When the world worked around quill pens and parchment, I’m sure there were proportionally just as many crappy writers. We may perceive education standards to have fallen since back then (I won’t dispute this one: in many ways they have – or at least they’ve changed). But the big thing, of course, is that the availability of formal education has increased exponentially at the same time – so the catchment area of people able to, needing to and/or having to write has extended dramatically. It balances out.

Still - has the “art of writing” really declined?

Tom Wolfe writes just as well as Dickens. Different – but both great wordsmiths (to my tastes, anyway). Martin Amis is not the same writer as his Dad, but he’s still pretty nifty with a metaphor.

Stuart McLean, Iain Banks, Nicholson Baker, India Knight - all big email users, all great writers.
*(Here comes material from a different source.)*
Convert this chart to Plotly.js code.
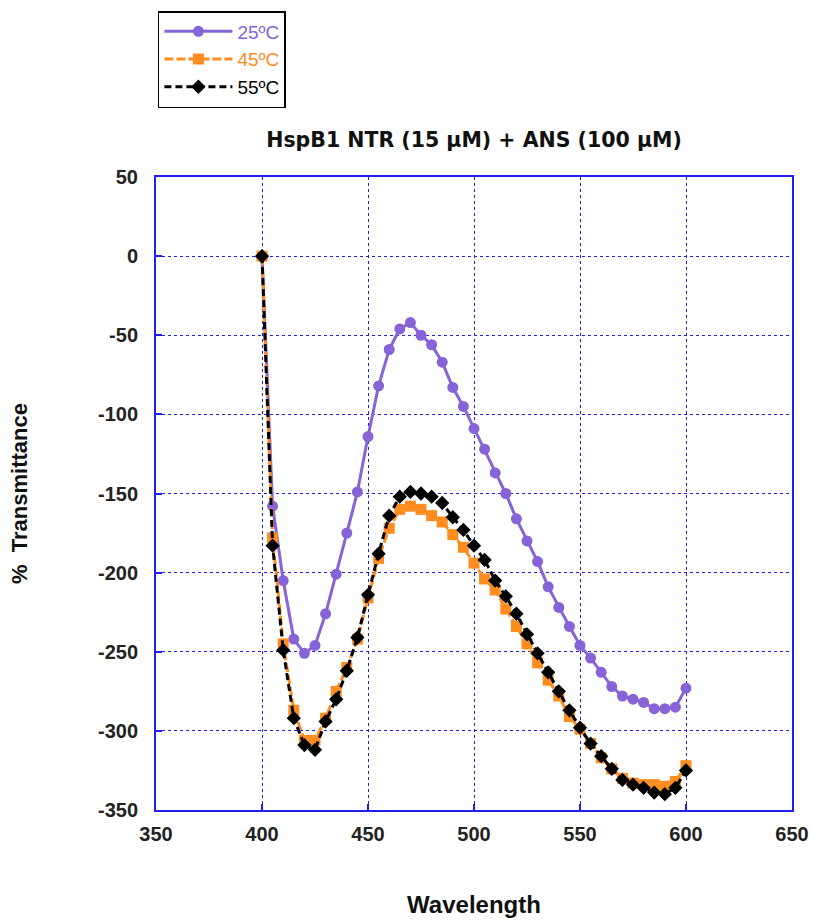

And writing for electronic media is still writing - it still has the ability to illuminate the soul, invigorate the mind, wrench the imagination, stimulate the sumfingorudder.

Chris Locke’s EGR fits this category, or some of the stuff on Salon, or even the contributions to some fan fiction sites and, yes, even quite a few blogs I've come across.

When my daughter was born, I had three people tell me that the announcement email I sent out brought them to tears. It was 8 lines long. It fit within the attention span of the “Fastr” blipvert culture - but still, I guess, it must have been reasonably good writing.

I’ve had emails from friends that caused me to blow hot coffee out my nose.

I’ve had emails (many, many emails) that have made my blood boil.

I’ve had emails that made me want to reach through the screen and hug the sender.

And every day I get at least one email that starts my mind racing off down uncharted avenues of thought.

I know email does convey tone of voice. I know some of those emails that cook the corpuscles actually are just bloody rude. And I know that some are just crappily written, by people who don’t hear their own tone of voice in their heads as their thoughts travel through their fingertips and into the bitstream pointed at my inbox.

Everyone is a writer nowadays. Not everyone can write.

Or, to put it another way:

People can still write. Just not every people.